Social Media Is Free, Social Media Marketing Is Not

There isn’t a day that passes with some client or some prospect expecting social media marketing strategy, ideas, campaigns, or management – for next to free.

Their reasons for this are basically two-fold:

1. It is actually free to create a profile on most social networking sites (Twitter, Facebook, LinkedIn, Flickr, YouTube, etc.) and get ‘social’.

2. A lot of social media specialist shops (agencies, enthusiasts-with-an-entrepreneurial bug, wannabes) actually offer services that start at rock bottom prices (read: near free when one compares them with the sort of costs marketers pay their primary agencies as well as to create conventional ad campaigns). This accentuates the feeling amongst marketers that social media marketing is near free.

Not sure if this is a regional or global phenomenon, but it certainly is the case in India.

Perhaps it’s a way to get in the door, as social media marketing once started, ideally needs to go on, quarter after quarter unlike conventional campaigns that may have a start-stop time frame.

That said, it’s important to realise there are several elements that upfront add to the cost of going ‘social’. While profile creation is free on most social networking sites, there are certainly associated costs that brands need to incur.

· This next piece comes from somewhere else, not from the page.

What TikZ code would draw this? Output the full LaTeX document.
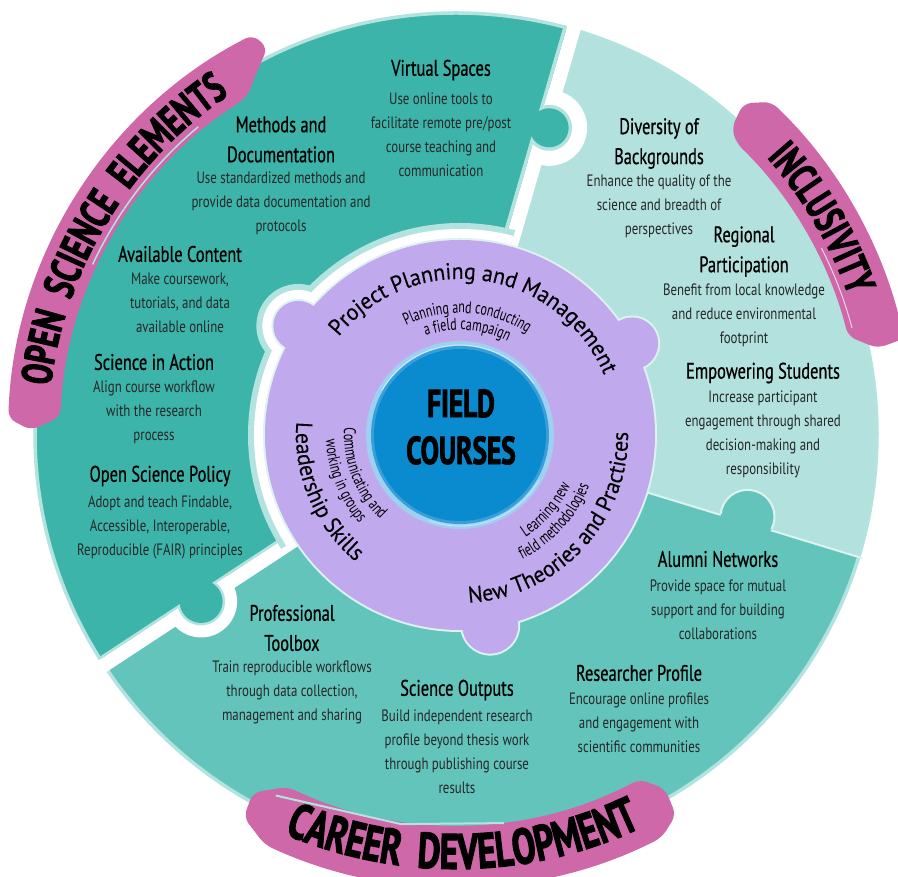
\documentclass[tikz,border=0pt]{standalone}
\usepackage{fontspec}
\setmainfont{PT Sans}
\newfontfamily\headfont{PT Sans}[FakeStretch=0.73,FakeBold=0.6]
\newfontfamily\bodyfont{PT Sans}[FakeStretch=0.78]
\newfontfamily\subfont{PT Sans}[FakeStretch=0.7]
\newfontfamily\curvefont{PT Sans}[FakeStretch=0.95,FakeBold=0.2]
\newfontfamily\bannerfont{PT Sans}[FakeStretch=0.7,BoldFeatures={FakeBold=2.2}]
\usetikzlibrary{decorations.text}

\definecolor{darkteal}{HTML}{3CB4A9}
\definecolor{lightteal}{HTML}{B2E1DE}
\definecolor{midteal}{HTML}{63C4BC}
\definecolor{rim}{HTML}{B3E3DF}
\definecolor{paleline}{HTML}{DDF3F1}
\definecolor{lavender}{HTML}{C1A9EE}
\definecolor{fieldblue}{HTML}{0A8BCF}
\definecolor{glowblue}{HTML}{9FD0F1}
\definecolor{brushpink}{HTML}{CE68A8}
\definecolor{bodygray}{HTML}{262626}

\tikzset{
  head/.style={font=\headfont\fontsize{22.5}{30}\selectfont, align=center, inner sep=0pt, text=black},
  body/.style={font=\bodyfont\fontsize{16.5}{24}\selectfont, align=center, inner sep=0pt, text=bodygray},
  curved/.style 2 args={decorate, decoration={text along path, text align=center, text={|#1|#2}}},
}

% heading and text of one topic: name, x, y of heading, heading, y of text, text
\newcommand\topic[6]{%
  \node[head] (#1) at (#2,#3) {#4};
  \node[body] (#1-txt) at (#2,#5) {#6};}

% the purple hub with its three knobs, grown by #1
\newcommand\blob[1]{(0,0) circle[radius={195+#1}] (146:195) circle[radius={25+#1}]
  (28:195) circle[radius={26+#1}] (-81:193) circle[radius={28+#1}]}

\begin{document}
\begin{tikzpicture}[x=1pt,y=1pt]
\useasboundingbox (0,0) rectangle (898,877);
\coordinate (C) at (456,443);
\coordinate (P) at (460,442);

% outer ring: three segments
\begin{scope}[shift={(C)}]
  \fill[darkteal] (0,0) -- (73.8:421) arc[start angle=73.8, end angle=213.3, radius=421] -- cycle;
  \fill[lightteal] (0,0) -- (-17:421) arc[start angle=-17, end angle=73.8, radius=421] -- cycle;
  \fill[midteal] (0,0) -- (213.3:421) arc[start angle=213.3, end angle=343, radius=421] -- cycle;
  \draw[rim, line width=3.5] (0,0) circle[radius=421];

  % gap open science / inclusivity
  \begin{scope}[rotate=73.8]
    \fill[white] (180,-7) rectangle (435,7);
    \draw[rim, line width=3.5] (180,8.75) -- (420,8.75);
    \begin{scope}
      \clip (250,-80) rectangle (400,7);
      \fill[white] (320,-4) circle[radius=38];
      \fill[rim] (320,-4) circle[radius=23];
    \end{scope}
    \fill[darkteal] (320,-4) circle[radius=19.5];
  \end{scope}

  % gap career / open science
  \begin{scope}[rotate=213.3]
    \fill[white] (180,-7) rectangle (435,7);
    \draw[rim, line width=2.5] (180,-8.25) -- (420,-8.25);
    \begin{scope}
      \clip (230,-7) rectangle (380,80);
      \fill[white] (305,0) circle[radius=36];
      \fill[rim] (305,0) circle[radius=24];
    \end{scope}
    \fill[darkteal] (305,0) circle[radius=21.5];
  \end{scope}

  % gap inclusivity / career
  \begin{scope}[rotate=-17]
    \draw[paleline, line width=2] (185,0) -- (425,0);
    \fill[midteal] (303,6) circle[radius=27];
    \begin{scope}
      \clip (250,1) rectangle (360,60);
      \draw[paleline, line width=2] (303,6) circle[radius=27];
    \end{scope}
  \end{scope}

  % white moat round the hub on the open science side
  \begin{scope}
    \clip (0,0) -- (73.8:450) arc[start angle=73.8, end angle=213.3, radius=450] -- cycle;
    \begin{scope}[shift={(4,-1)}]
      \fill[rim] \blob{17};
      \fill[white] \blob{11};
    \end{scope}
  \end{scope}
\end{scope}

% hub
\begin{scope}[shift={(P)}]
  \fill[paleline] \blob{2};
  \fill[lavender] \blob{0};
  \fill[glowblue] (0,0) circle[radius=94];
  \fill[fieldblue!70!glowblue] (0,0) circle[radius=89];
  \fill[fieldblue] (0,0) circle[radius=86];
  \draw[white, opacity=.6, line width=.8] (35:90) arc[start angle=35, end angle=150, radius=90];
  \draw[white, opacity=.5, line width=.8] (250:91) arc[start angle=250, end angle=330, radius=91];

  \path[curved={\curvefont\fontsize{23}{23}\selectfont}{Project Planning and Management}]
    (171.8:156) arc[start angle=171.8, end angle=-8.2, radius=156];
  \path[curved={\subfont\fontsize{17}{17}\selectfont}{Planning and conducting}]
    (176.4:122) arc[start angle=176.4, end angle=-3.6, radius=122];
  \path[curved={\subfont\fontsize{17}{17}\selectfont}{a field campaign}]
    (176:105) arc[start angle=176, end angle=-4, radius=105];

  \path[curved={\curvefont\fontsize{23}{23}\selectfont}{Leadership Skills}]
    (113:164) arc[start angle=113, end angle=293, radius=164];
  \path[curved={\subfont\fontsize{17}{17}\selectfont}{Communicating and}]
    (111.5:116) arc[start angle=111.5, end angle=291.5, radius=116];
  \path[curved={\subfont\fontsize{17}{17}\selectfont}{working in groups}]
    (111.7:134) arc[start angle=111.7, end angle=291.7, radius=134];

  \path[curved={\curvefont\fontsize{23}{23}\selectfont}{New Theories and Practices}]
    (227:168) arc[start angle=227, end angle=407, radius=168];
  \path[curved={\subfont\fontsize{17}{17}\selectfont}{Learning new}]
    (229:121.5) arc[start angle=229, end angle=409, radius=121.5];
  \path[curved={\subfont\fontsize{17}{17}\selectfont}{field methodologies}]
    (227.5:139) arc[start angle=227.5, end angle=407.5, radius=139];
\end{scope}

% texts, in pixel coordinates of the page
\begin{scope}[y=-1pt, yshift=877pt]
  \node[font=\bannerfont\bfseries\fontsize{39}{47}\selectfont, align=center, inner sep=0pt] (field) at (461,427) {FIELD\\COURSES};

  \topic{virtual}{441}{70}{Virtual Spaces}{134.5}{Use online tools to\\facilitate remote pre/post\\course teaching and\\communication}
  \topic{methods}{281}{139.5}{Methods and\\Documentation}{203.5}{Use standardized methods and\\provide data documentation and\\protocols}
  \topic{content}{180}{254}{Available Content}{302.5}{Make coursework,\\tutorials, and data\\available online}
  \topic{action}{154}{362}{Science in Action}{412.5}{Align course workflow\\with the research\\process}
  \topic{policy}{160}{476}{Open Science Policy}{527}{Adopt and teach Findable,\\Accessible, Interoperable,\\Reproducible (FAIR) principles}
  \topic{diversity}{659}{143.5}{Diversity of\\Backgrounds}{206.5}{Enhance the quality of the\\science and breadth of\\perspectives}
  \topic{regional}{744}{251.5}{Regional\\Participation}{315.5}{Benefit from local knowledge\\and reduce environmental\\footprint}
  \topic{empower}{763}{373}{Empowering Students}{434.5}{Increase participant\\engagement through shared\\decision-making and\\responsibility}
  \topic{alumni}{718}{559}{Alumni Networks}{610}{Provide space for mutual\\support and for building\\collaborations}
  \topic{profile}{639}{673}{Researcher Profile}{723}{Encourage online profiles\\and engagement with\\scientific communities}
  \topic{outputs}{457}{690}{Science Outputs}{751.5}{Build independent research\\profile beyond thesis work\\through publishing course\\results}
  \topic{toolbox}{292}{628}{Professional\\Toolbox}{692.5}{Train reproducible workflows\\through data collection,\\management and sharing}
\end{scope}

% brush banners
\begin{scope}[shift={(C)}]
  \fill[brushpink, rounded corners=8pt] (117:448) arc[start angle=117, end angle=178, radius=448]
    -- (179.5:425) -- (177.5:396) arc[start angle=177.5, end angle=122, radius=396]
    -- (119:412) -- (116:430) -- cycle;
  \draw[rim, line width=1.5] (155:401) arc[start angle=155, end angle=130, radius=401];
  \path[curved={\bannerfont\bfseries\fontsize{43}{43}\selectfont}{OPEN{\ \ }SCIENCE{\ \ }ELEMENTS}]
    (238.5:408) arc[start angle=238.5, end angle=58.5, radius=408];

  \fill[brushpink, rounded corners=8pt] (12:458) arc[start angle=12, end angle=46.5, radius=458]
    -- (49:438) -- (48:412) -- (46:404) arc[start angle=46, end angle=14, radius=404]
    -- (11.5:430) -- cycle;
  \draw[white, opacity=.7, line width=1] (27:410) arc[start angle=27, end angle=15, radius=410];
  \path[curved={\bannerfont\bfseries\fontsize{42}{42}\selectfont}{INCLUSIVITY}]
    (120.5:416) arc[start angle=120.5, end angle=-59.5, radius=416];

  \fill[brushpink, rounded corners=8pt] (244.5:391) arc[start angle=244.5, end angle=298, radius=391]
    -- (300.5:412) -- (300:440) -- (297:453) arc[start angle=297, end angle=245, radius=453]
    -- (241:438) -- (240.5:412) -- cycle;
  \draw[rim, line width=2] (243.5:404) -- (262:394) -- (277:392);
  \path[curved={\bannerfont\bfseries\fontsize{50}{50}\selectfont}{CAREER{\ \ }DEVELOPMENT}]
    (181:435) arc[start angle=181, end angle=361, radius=435];
\end{scope}
\end{tikzpicture}
\end{document}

These include:

1. Creative design of brand templates to use on these sites, and in some cases the effort to code these templates to integrate into the site.

2. Premium ‘membership’ to the sites in order to get better functionality, control, and reporting analytics.

3. Third-party analytics that present an integrated view across the brand’s social media presence.

4. Development of social media optimised assets such as videos and other content units.

5. Creation of the content itself, as very quickly brand owners realise their brochures or television commercials cannot be repurposed for social media beyond a point.

Another reason marketers perhaps feel social media marketing should be a low cost (if not no cost) activity is that most usually start off by hiring a couple of interns who over the course of a summer project, get the brands they work for to ‘go social’.

This usually consists of creating a profile (for free) on a few social networks (usually Facebook, Twitter, and YouTube), putting up a few videos (TVCs), inviting a bunch of the interns’ friends to join/follow/view, and voila! In the course of a summer internship, the brand has gone social…and even may have a few hundred fans/’likes’ and a bunch of tweets/updates/links up there in the social networking space.

After the interns leave, social media management is handed over to one of the junior members of the marketing team.

This approach perhaps stems from the fact that social media marketing is considered a subset of digital marketing which itself is at best a 2 percent to 10 percent part of most marketing budgets. Not surprising then that it gets delegated to the intern or management trainee pool, which being digital natives ‘get social’ (or at least that’s what most brand managers expect).

This is great way to get started…(no longer!)

Marketers need to step back and ask themselves a few simple questions:

1. Would they give a bunch of interns or management trainees the responsibility to create their next TV campaign that may consist of a couple of films, to be made over a year?

2. If no, then why would they do so with responsibility of creating and managing a social media campaign that may have a few hundred communication messages that need to go out?

Especially when new messages need to be created every day, often instantly, around the context of competitive or consumer responses to earlier messages.

3. Shouldn’t the care and thought that goes into these be equal to, if not greater than that which goes into creating and managing TV and print advertising?

Added to this is the increasing importance of creating integrated communication ideas that are media and channel neutral – and one quickly realises that this is not a responsibility a bright marketing upstart should be assigned. Whether they work for the client or in a social media ‘specialist’ shop.

In fact, one may well realise that this is something that needs to be centrally managed by the lead creative/communications agency partner. As the impact of a tweet gone wrong can be far more damning (and far quicker) than the angst against the claims made in a TV commercial.

It takes mature marketing and communications minds to make social media work the hardest for the brand, and these minds certainly do not come at intern prices…

Who was it that famously said, “There’s no such thing as a free lunch”?